Summer Rice Salad with Feta, Citrus, and Mint Recipe

Summer Rice Salad with Feta, Citrus, and Mint Recipe

  • 4 cups water
  • 2 cups uncooked white rice
  • 1 1/2 teaspoons salt
  • 1/2 cup fresh orange juice
  • 1/2 cup olive oil
  • 1/4 cup fresh lemon juice
  • 4 teaspoons grated orange peel
  • 2 teaspoons grated lemon peel
  • 1/2 teaspoon ground cinnamon
  • 30 cherry tomatoes, halved
  • 7 small pickling cucumbers, diced (about 4 cups)
  • 1 cup sliced green onions
  • 1/2 cup chopped fresh mint
  • 16 ounces feta cheese, crumbled
  1. Bring 4 cups water, rice, and salt to boil in heavy medium saucepan over high heat, stirring occasionally. Reduce heat to low; cover and cook until rice is tender and water is absorbed, about 20 minutes. Uncover saucepan and cook rice over very low heat until dry, about 5 minutes. Transfer rice to large bowl and cool to room temperature.

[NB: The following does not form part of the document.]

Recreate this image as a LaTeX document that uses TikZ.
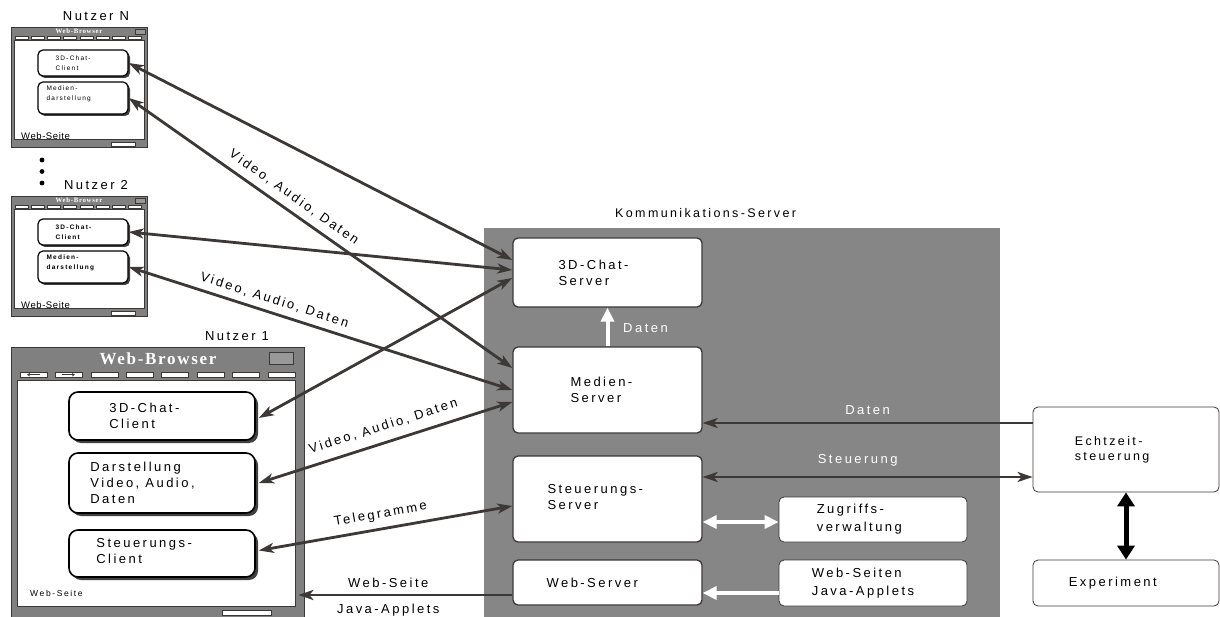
\documentclass[tikz,border=0pt]{standalone}
\usepackage{fontspec}
\setmainfont{Liberation Sans}
\newfontfamily\wsans[LetterSpace=19]{Liberation Sans}
\newfontfamily\wsanslow[LetterSpace=6]{Liberation Sans}
\newfontfamily\wserif[LetterSpace=10]{Liberation Serif}
\usetikzlibrary{arrows.meta,shadows,calc}
\definecolor{framegray}{RGB}{128,128,128}
\definecolor{dark}{RGB}{60,56,54}
\definecolor{srvgray}{RGB}{134,134,134}
\definecolor{btngray}{RGB}{152,152,152}

\newcommand\smallbrowser[4]{%
\begin{scope}[shift={(0,#1)}]
\node[frame, minimum width=136pt, minimum height=120pt] (#2fr) at (79,87) {};
\fill[white, draw=dark, line width=0.5pt] (14,40) rectangle (144,139);
\fill[btngray, draw=dark, line width=0.4pt] (135,29) rectangle (145,34);
\foreach \i in {0,...,7} {\fill[white, draw=dark, line width=0.3pt] (15+\i*16.2,36.2) rectangle (28+\i*16.2,38.8);}
\fill[white, draw=dark, line width=0.4pt] (111,142) rectangle (135,146);
\node[inner sep=0, text=white, font=\wserif\bfseries\fontsize{6.8}{7}\selectfont] (#2tt) at (79,31) {Web-Browser};
\node[smbox, minimum width=90pt, minimum height=26pt, label={[lab, font=\wsans\fontsize{6.5}{10}\selectfont#3, xshift=18pt]west:3D-Chat-\\Client}] (#2chat) at (83,63) {};
\node[smbox, minimum width=90pt, minimum height=32pt, label={[lab, font=\wsans\fontsize{6.5}{10}\selectfont#3, xshift=9pt, yshift=4pt]west:Medien-\\darstellung}] (#2med) at (83,98) {};
\node[anchor=west, inner sep=0, font=\wsanslow\fontsize{9.5}{11}\selectfont] (#2ws) at (21,136) {Web-Seite};
\node[utitle] (#2user) at (96,16.5) {#4};
\end{scope}}

\begin{document}
\begin{tikzpicture}[x=1pt,y=-1pt,
  frame/.style={fill=framegray, draw=dark, line width=0.8pt, inner sep=0},
  lab/.style={anchor=west, align=left, inner sep=0pt},
  t13/.style={font=\wsans\fontsize{13}{16}\selectfont},
  utitle/.style={inner sep=0, font=\wsans\fontsize{13}{16}\selectfont},
  smbox/.style={draw=black, line width=1.2pt, rounded corners=5pt, fill=white, inner sep=0,
     drop shadow={shadow xshift=2pt, shadow yshift=-2pt, fill=black!75, opacity=1}},
  ubox/.style={draw=black, line width=1.6pt, rounded corners=9pt, fill=white, inner sep=0,
     drop shadow={shadow xshift=3pt, shadow yshift=-3pt, fill=black!75, opacity=1}},
  sbox/.style={draw=dark, line width=1.3pt, rounded corners=5pt, fill=white, inner sep=0},
  rbox/.style={draw=dark, line width=0.8pt, rounded corners=5pt, fill=white, inner sep=0},
  arr/.style={draw=dark, line width=2.8pt, -{Stealth[length=15pt,width=10pt,inset=4pt]}},
  darr/.style={draw=dark, line width=2.8pt, {Stealth[length=15pt,width=10pt,inset=4pt]}-{Stealth[length=15pt,width=10pt,inset=4pt]}},
  warr/.style={draw=white, line width=4pt, -{Triangle[length=14pt,width=13pt]}},
  wdarr/.style={draw=white, line width=4pt, {Triangle[length=14pt,width=13pt]}-{Triangle[length=14pt,width=13pt]}},
  barr/.style={draw=black, line width=5pt, {Triangle[length=14pt,width=17pt]}-{Triangle[length=14pt,width=17pt]}},
  wlab/.style={text=white, inner sep=0, font=\wsans\fontsize{13}{16}\selectfont},
  llab/.style={inner sep=0, font=\wsans\fontsize{13}{16}\selectfont, sloped}
]
\useasboundingbox (0,0) rectangle (1220,617);

% ---------- small browsers ----------
\smallbrowser{0}{nN}{}{Nutzer N}
\smallbrowser{169}{n2}{\bfseries}{Nutzer 2}
\fill[black] (42,160) circle[radius=2.4pt] (42,171.5) circle[radius=2.4pt] (42,183) circle[radius=2.4pt];

% ---------- Nutzer 1 browser ----------
\node[frame, minimum width=293pt, minimum height=285pt] (fr1) at (157.5,489.5) {};
\fill[white, draw=dark, line width=0.6pt] (17,380) rectangle (295,606);
\fill[btngray, draw=dark, line width=0.5pt] (269,352) rectangle (293,364);
\foreach \i in {0,...,7} {\fill[white, draw=dark, line width=0.5pt] (20+\i*35.4,372) rectangle (47+\i*35.4,377.5);}
\draw[dark, line width=0.8pt, -{Stealth[length=3pt,width=3.5pt]}] (40,374.7) -- (27,374.7);
\draw[dark, line width=0.8pt, -{Stealth[length=3pt,width=3.5pt]}] (62,374.7) -- (75,374.7);
\fill[white, draw=dark, line width=0.5pt] (222,610) rectangle (271,615);
\node[text=white, inner sep=0, font=\wserif\bfseries\fontsize{17}{19}\selectfont] (t1) at (158,359) {Web-Browser};
\node[utitle] (u1) at (237,336) {Nutzer 1};
\node[ubox, minimum width=186pt, minimum height=48pt, label={[lab, t13, xshift=41pt]west:3D-Chat-\\Client}] (c1chat) at (162,416) {};
\node[ubox, minimum width=186pt, minimum height=60pt, label={[lab, t13, xshift=22pt]west:{Darstellung\\Video, Audio,\\Daten}}] (c1dar) at (162,483) {};
\node[ubox, minimum width=186pt, minimum height=47pt, label={[lab, t13, xshift=28pt, yshift=2pt]west:Steuerungs-\\Client}] (c1st) at (162,553.5) {};
\node[anchor=west, inner sep=0, font=\wsans\fontsize{8.5}{10}\selectfont] (ws1) at (30,593) {Web-Seite};

% ---------- Kommunikations-Server ----------
\node[fill=srvgray, inner sep=0, minimum width=516pt, minimum height=389pt] (ks) at (742,422.5) {};
\node[anchor=west, inner sep=0, font=\wsans\fontsize{12.5}{15}\selectfont] (ksl) at (615,213) {Kommunikations-Server};
\node[sbox, minimum width=189pt, minimum height=69pt, label={[lab, t13, xshift=46pt]west:3D-Chat-\\Server}] (s3d) at (607.5,272.5) {};
\node[sbox, minimum width=189pt, minimum height=86pt, label={[lab, t13, xshift=58pt]west:Medien-\\Server}] (smed) at (607.5,390) {};
\node[sbox, minimum width=189pt, minimum height=86pt, label={[lab, t13, xshift=35pt, yshift=1.5pt]west:Steuerungs-\\Server}] (sst) at (607.5,499) {};
\node[sbox, minimum width=189pt, minimum height=45pt, label={[lab, t13, xshift=34pt]west:Web-Server}] (sweb) at (607.5,582.5) {};
\node[rbox, minimum width=188pt, minimum height=45pt, label={[lab, font=\wsans\fontsize{13}{18}\selectfont, xshift=38pt]west:Zugriffs-\\verwaltung}] (szug) at (873,519.5) {};
\node[rbox, minimum width=188pt, minimum height=46pt, label={[lab, font=\wsans\fontsize{13}{18}\selectfont, xshift=33pt]west:Web-Seiten\\Java-Applets}] (sws) at (873,583) {};

% ---------- right side ----------
\node[rbox, minimum width=186pt, minimum height=85pt, label={[lab, font=\wsans\fontsize{12.5}{15}\selectfont, xshift=42pt]west:Echtzeit-\\steuerung}] (echt) at (1126,449.5) {};
\node[rbox, minimum width=186pt, minimum height=46pt, label={[lab, t13, xshift=36pt]west:Experiment}] (exp) at (1126,583) {};

% ---------- connectors inside / right ----------
\draw[warr] (smed.north) -- (s3d.south);
\node[wlab, anchor=west] (ldat1) at (623,328) {Daten};
\draw[arr] ([yshift=26.5pt]echt.west) -- ([yshift=26.5pt]echt.west -| smed.east)
   node[wlab, pos=0.5, above=7pt] (ldat2) {Daten};
\draw[darr] ([yshift=22pt]sst.east) -- ([yshift=22pt]sst.east -| echt.west)
   node[wlab, pos=0.47, above=9pt] (lsteu) {Steuerung};
\draw[wdarr] ([yshift=-23pt]sst.east) -- ([yshift=-23pt]sst.east -| szug.west);
\draw[warr] ([yshift=-10pt]sws.west) -- ([yshift=-10pt]sws.west -| sweb.east);
\draw[barr] (echt.south) -- (exp.north);

% ---------- connectors to users ----------
\draw[darr] (nNchat.east) -- ([yshift=12.5pt]s3d.west);
\draw[darr] (nNmed.east) -- ([yshift=22pt]smed.west)
   node[llab, pos=0.41, above=7pt] (lvadN) {Video, Audio, Daten};
\draw[darr] (n2chat.east) -- ([yshift=2.5pt]s3d.west);
\draw[darr] (n2med.east) -- (smed.west)
   node[llab, pos=0.37, above=6pt] (lvad2) {Video, Audio, Daten};
\draw[darr] ([xshift=3pt,yshift=-2pt]c1chat.east) -- ([yshift=-5.5pt]s3d.west);
\draw[darr] ([xshift=3pt]c1dar.east) -- ([yshift=-12pt]smed.west)
   node[llab, pos=0.51, above=9pt] (lvad1) {Video, Audio, Daten};
\draw[darr] ([xshift=3pt,yshift=3pt]c1st.east) -- ([yshift=-7pt]sst.west)
   node[llab, pos=0.49, above=7pt] (ltel) {Telegramme};
\draw[arr] ([yshift=-12.5pt]sweb.west) -- ([yshift=-12.5pt,xshift=-6pt]sweb.west -| fr1.east)
   node[inner sep=0, t13, pos=0.58, above=6pt] (lws) {Web-Seite}
   node[inner sep=0, t13, pos=0.58, below=8pt] (lja) {Java-Applets};
\end{tikzpicture}
\end{document}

  2. Whisk orange juice and next 5 ingredients in small bowl to blend.
  3. Add halved tomatoes, cucumbers, green onions, mint, and feta to rice in large bowl. Add dressing; toss to blend. (Can be made 8 hours ahead; cover and refrigerate. Bring to room temperature and toss before serving.)